## [Written task]
Transcribe the material in full. Nothing should differ except that the pictures are left out.

## [Given material]
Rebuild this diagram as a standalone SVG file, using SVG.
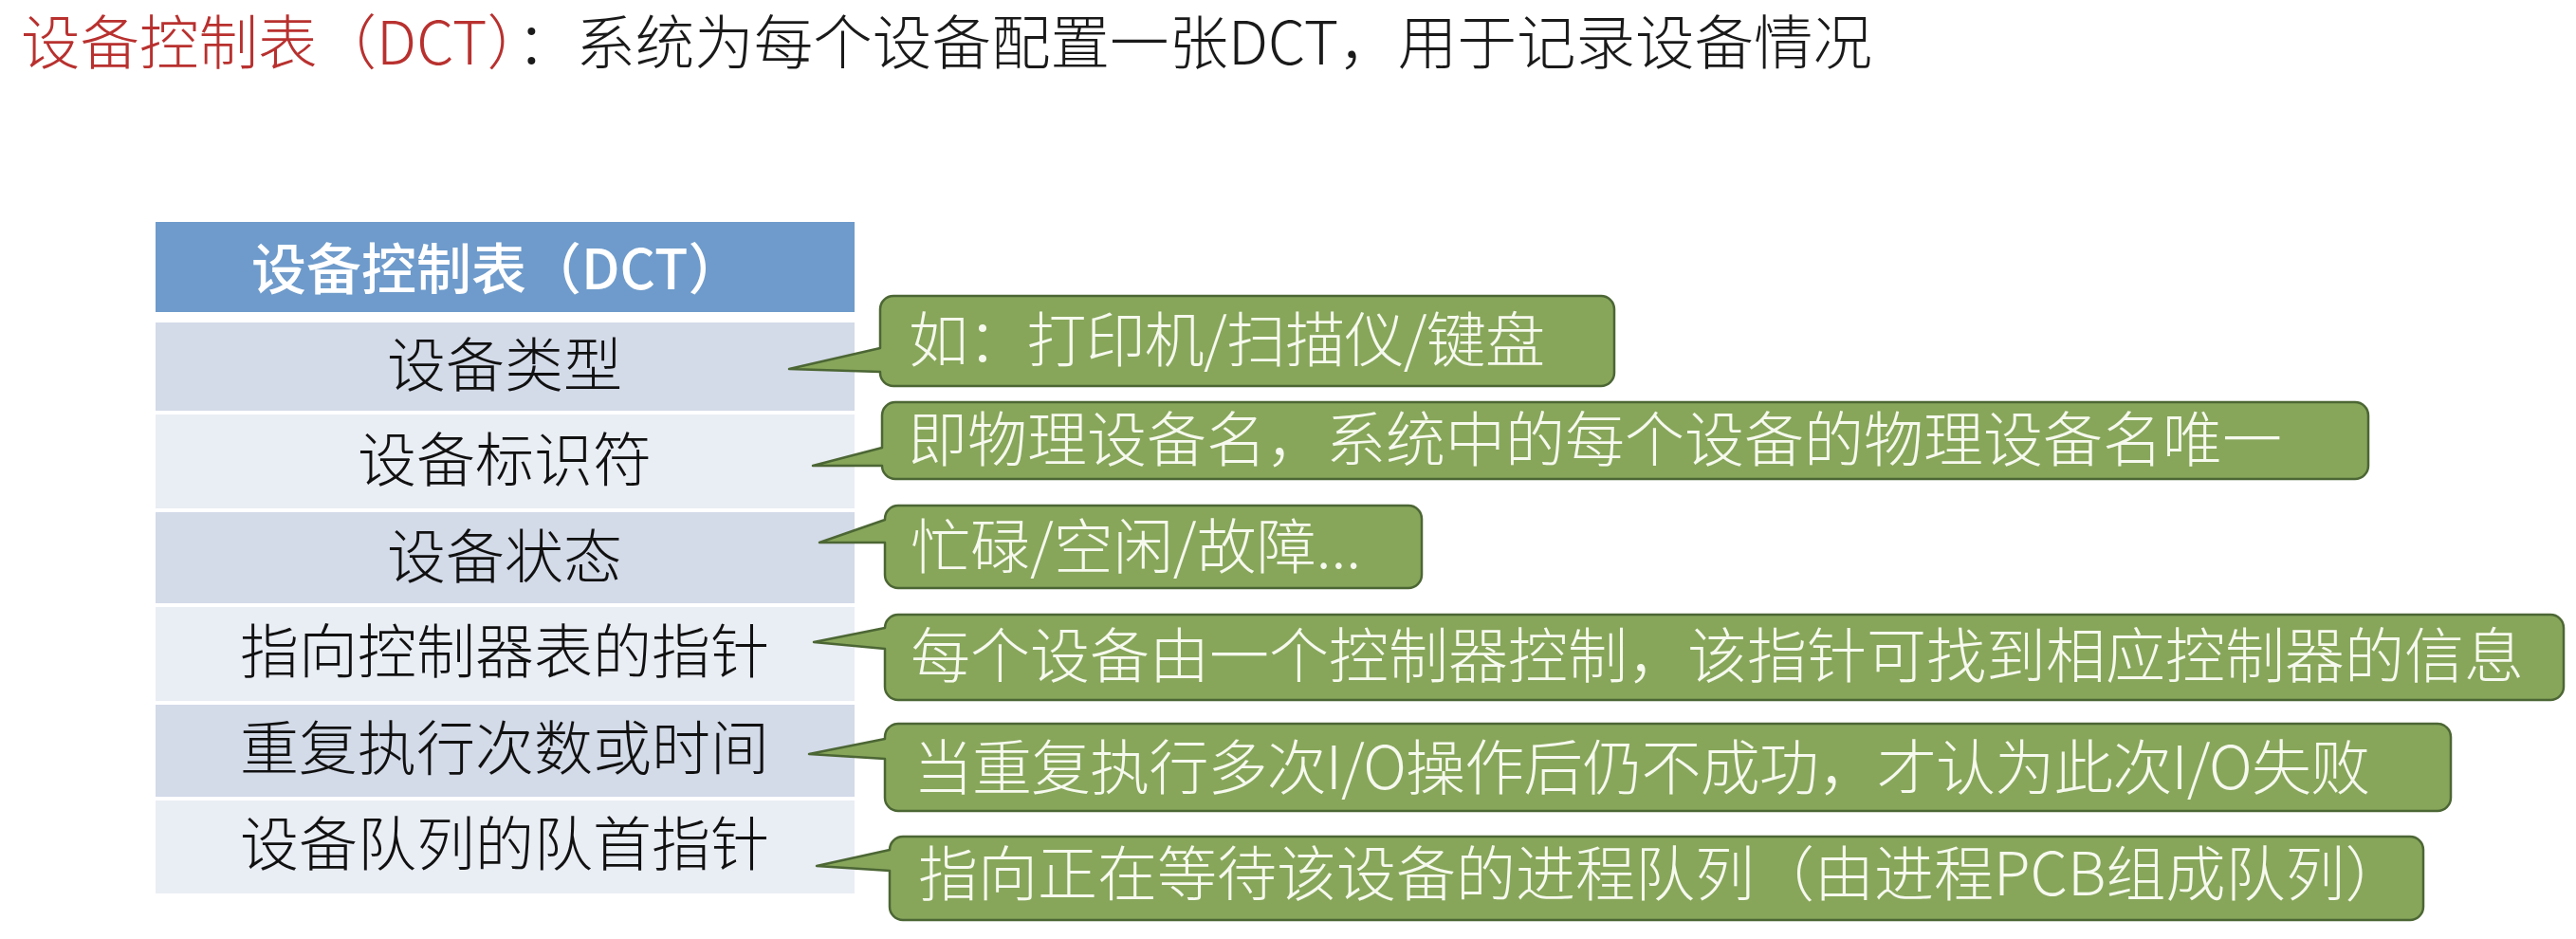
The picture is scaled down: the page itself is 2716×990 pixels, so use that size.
<svg xmlns="http://www.w3.org/2000/svg" width="2716" height="990" viewBox="0 0 2716 990">
  <style>
    .cjk { font-family: "Noto Sans CJK SC", "Liberation Sans", sans-serif; }
    .title { font-size: 62.5px; font-weight: 300; fill: #1a1a1a; }
    .red { fill: #b8312f; }
    .hdr { fill: #6e9bcb; }
    .hdrtxt { font-size: 58px; font-weight: 500; fill: #ffffff; }
    .rowA { fill: #d3dae8; }
    .rowB { fill: #e9edf4; }
    .rowtxt { font-size: 62px; font-weight: 300; fill: #111111; text-anchor: middle; }
    .callout { fill: #87a65a; stroke: #4c6634; stroke-width: 2.5; stroke-linejoin: round; }
    .ctxt { font-size: 63px; font-weight: 300; fill: #f6f9ee; }
  </style>
  <rect x="0" y="0" width="2716" height="990" fill="#ffffff"/>

  <g id="title">
    <text class="cjk title" x="22" y="68" textLength="1952" lengthAdjust="spacing"><tspan class="red">设备控制表（DCT）</tspan>：系统为每个设备配置一张DCT，用于记录设备情况</text>
  </g>

  <g id="table">
    <g id="table-header">
      <rect class="hdr" x="164" y="234" width="737" height="95"/>
      <text class="cjk hdrtxt" x="265" y="305">设备控制表（DCT）</text>
    </g>
    <g id="row-type">
      <rect class="rowA" x="164" y="340" width="737" height="93"/>
      <text class="cjk rowtxt" x="532" y="408">设备类型</text>
    </g>
    <g id="row-id">
      <rect class="rowB" x="164" y="437" width="737" height="99"/>
      <text class="cjk rowtxt" x="532" y="508">设备标识符</text>
    </g>
    <g id="row-state">
      <rect class="rowA" x="164" y="540" width="737" height="96"/>
      <text class="cjk rowtxt" x="532" y="610">设备状态</text>
    </g>
    <g id="row-ctrl">
      <rect class="rowB" x="164" y="640" width="737" height="99"/>
      <text class="cjk rowtxt" x="532" y="710">指向控制器表的指针</text>
    </g>
    <g id="row-retry">
      <rect class="rowA" x="164" y="743" width="737" height="97"/>
      <text class="cjk rowtxt" x="532" y="812">重复执行次数或时间</text>
    </g>
    <g id="row-queue">
      <rect class="rowB" x="164" y="844" width="737" height="98"/>
      <text class="cjk rowtxt" x="532" y="913">设备队列的队首指针</text>
    </g>
  </g>

  <g id="connectors"></g>

  <g id="callout-type">
    <path class="callout" d="M942,312 H1688 A14,14 0 0 1 1702,326 V393 A14,14 0 0 1 1688,407 H942 A14,14 0 0 1 928,393 V392 L832,389 L928,367 V326 A14,14 0 0 1 942,312 Z"/>
    <text class="cjk ctxt" x="958" y="381" textLength="671" lengthAdjust="spacing">如：打印机/扫描仪/键盘</text>
  </g>
  <g id="callout-id">
    <path class="callout" d="M944,424 H2483 A14,14 0 0 1 2497,438 V491 A14,14 0 0 1 2483,505 H944 A14,14 0 0 1 930,491 L857,491 L930,472 V438 A14,14 0 0 1 944,424 Z"/>
    <text class="cjk ctxt" x="957" y="486">即物理设备名，系统中的每个设备的物理设备名唯一</text>
  </g>
  <g id="callout-state">
    <path class="callout" d="M947,533 H1485 A14,14 0 0 1 1499,547 V606 A14,14 0 0 1 1485,620 H947 A14,14 0 0 1 933,606 V572 L864,572 L933,548 V547 A14,14 0 0 1 947,533 Z"/>
    <text class="cjk ctxt" x="960" y="599">忙碌/空闲/故障...</text>
  </g>
  <g id="callout-ctrl">
    <path class="callout" d="M947,648 H2689 A14,14 0 0 1 2703,662 V724 A14,14 0 0 1 2689,738 H947 A14,14 0 0 1 933,724 V684 L858,677 L933,662 A14,14 0 0 1 947,648 Z"/>
    <text class="cjk ctxt" x="960" y="714">每个设备由一个控制器控制，该指针可找到相应控制器的信息</text>
  </g>
  <g id="callout-retry">
    <path class="callout" d="M947,763 H2570 A14,14 0 0 1 2584,777 V841 A14,14 0 0 1 2570,855 H947 A14,14 0 0 1 933,841 V800 L853,795 L933,779 V777 A14,14 0 0 1 947,763 Z"/>
    <text class="cjk ctxt" x="963" y="832" textLength="1536" lengthAdjust="spacing">当重复执行多次I/O操作后仍不成功，才认为此次I/O失败</text>
  </g>
  <g id="callout-queue">
    <path class="callout" d="M952,882 H2541 A14,14 0 0 1 2555,896 V956 A14,14 0 0 1 2541,970 H952 A14,14 0 0 1 938,956 V918 L861,913 L938,896 A14,14 0 0 1 952,882 Z"/>
    <text class="cjk ctxt" x="968" y="944">指向正在等待该设备的进程队列（由进程PCB组成队列）</text>
  </g>
</svg>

## [The completed task]
Rebuild this diagram as a standalone SVG file, using SVG.
The picture is scaled down: the page itself is 2716×990 pixels, so use that size.
<svg xmlns="http://www.w3.org/2000/svg" width="2716" height="990" viewBox="0 0 2716 990">
  <style>
    .cjk { font-family: "Noto Sans CJK SC", "Liberation Sans", sans-serif; }
    .title { font-size: 62.5px; font-weight: 300; fill: #1a1a1a; }
    .red { fill: #b8312f; }
    .hdr { fill: #6e9bcb; }
    .hdrtxt { font-size: 58px; font-weight: 500; fill: #ffffff; }
    .rowA { fill: #d3dae8; }
    .rowB { fill: #e9edf4; }
    .rowtxt { font-size: 62px; font-weight: 300; fill: #111111; text-anchor: middle; }
    .callout { fill: #87a65a; stroke: #4c6634; stroke-width: 2.5; stroke-linejoin: round; }
    .ctxt { font-size: 63px; font-weight: 300; fill: #f6f9ee; }
  </style>
  <rect x="0" y="0" width="2716" height="990" fill="#ffffff"/>

  <g id="title">
    <text class="cjk title" x="22" y="68" textLength="1952" lengthAdjust="spacing"><tspan class="red">设备控制表（DCT）</tspan>：系统为每个设备配置一张DCT，用于记录设备情况</text>
  </g>

  <g id="table">
    <g id="table-header">
      <rect class="hdr" x="164" y="234" width="737" height="95"/>
      <text class="cjk hdrtxt" x="265" y="305">设备控制表（DCT）</text>
    </g>
    <g id="row-type">
      <rect class="rowA" x="164" y="340" width="737" height="93"/>
      <text class="cjk rowtxt" x="532" y="408">设备类型</text>
    </g>
    <g id="row-id">
      <rect class="rowB" x="164" y="437" width="737" height="99"/>
      <text class="cjk rowtxt" x="532" y="508">设备标识符</text>
    </g>
    <g id="row-state">
      <rect class="rowA" x="164" y="540" width="737" height="96"/>
      <text class="cjk rowtxt" x="532" y="610">设备状态</text>
    </g>
    <g id="row-ctrl">
      <rect class="rowB" x="164" y="640" width="737" height="99"/>
      <text class="cjk rowtxt" x="532" y="710">指向控制器表的指针</text>
    </g>
    <g id="row-retry">
      <rect class="rowA" x="164" y="743" width="737" height="97"/>
      <text class="cjk rowtxt" x="532" y="812">重复执行次数或时间</text>
    </g>
    <g id="row-queue">
      <rect class="rowB" x="164" y="844" width="737" height="98"/>
      <text class="cjk rowtxt" x="532" y="913">设备队列的队首指针</text>
    </g>
  </g>

  <g id="connectors"></g>

  <g id="callout-type">
    <path class="callout" d="M942,312 H1688 A14,14 0 0 1 1702,326 V393 A14,14 0 0 1 1688,407 H942 A14,14 0 0 1 928,393 V392 L832,389 L928,367 V326 A14,14 0 0 1 942,312 Z"/>
    <text class="cjk ctxt" x="958" y="381" textLength="671" lengthAdjust="spacing">如：打印机/扫描仪/键盘</text>
  </g>
  <g id="callout-id">
    <path class="callout" d="M944,424 H2483 A14,14 0 0 1 2497,438 V491 A14,14 0 0 1 2483,505 H944 A14,14 0 0 1 930,491 L857,491 L930,472 V438 A14,14 0 0 1 944,424 Z"/>
    <text class="cjk ctxt" x="957" y="486">即物理设备名，系统中的每个设备的物理设备名唯一</text>
  </g>
  <g id="callout-state">
    <path class="callout" d="M947,533 H1485 A14,14 0 0 1 1499,547 V606 A14,14 0 0 1 1485,620 H947 A14,14 0 0 1 933,606 V572 L864,572 L933,548 V547 A14,14 0 0 1 947,533 Z"/>
    <text class="cjk ctxt" x="960" y="599">忙碌/空闲/故障...</text>
  </g>
  <g id="callout-ctrl">
    <path class="callout" d="M947,648 H2689 A14,14 0 0 1 2703,662 V724 A14,14 0 0 1 2689,738 H947 A14,14 0 0 1 933,724 V684 L858,677 L933,662 A14,14 0 0 1 947,648 Z"/>
    <text class="cjk ctxt" x="960" y="714">每个设备由一个控制器控制，该指针可找到相应控制器的信息</text>
  </g>
  <g id="callout-retry">
    <path class="callout" d="M947,763 H2570 A14,14 0 0 1 2584,777 V841 A14,14 0 0 1 2570,855 H947 A14,14 0 0 1 933,841 V800 L853,795 L933,779 V777 A14,14 0 0 1 947,763 Z"/>
    <text class="cjk ctxt" x="963" y="832" textLength="1536" lengthAdjust="spacing">当重复执行多次I/O操作后仍不成功，才认为此次I/O失败</text>
  </g>
  <g id="callout-queue">
    <path class="callout" d="M952,882 H2541 A14,14 0 0 1 2555,896 V956 A14,14 0 0 1 2541,970 H952 A14,14 0 0 1 938,956 V918 L861,913 L938,896 A14,14 0 0 1 952,882 Z"/>
    <text class="cjk ctxt" x="968" y="944">指向正在等待该设备的进程队列（由进程PCB组成队列）</text>
  </g>
</svg>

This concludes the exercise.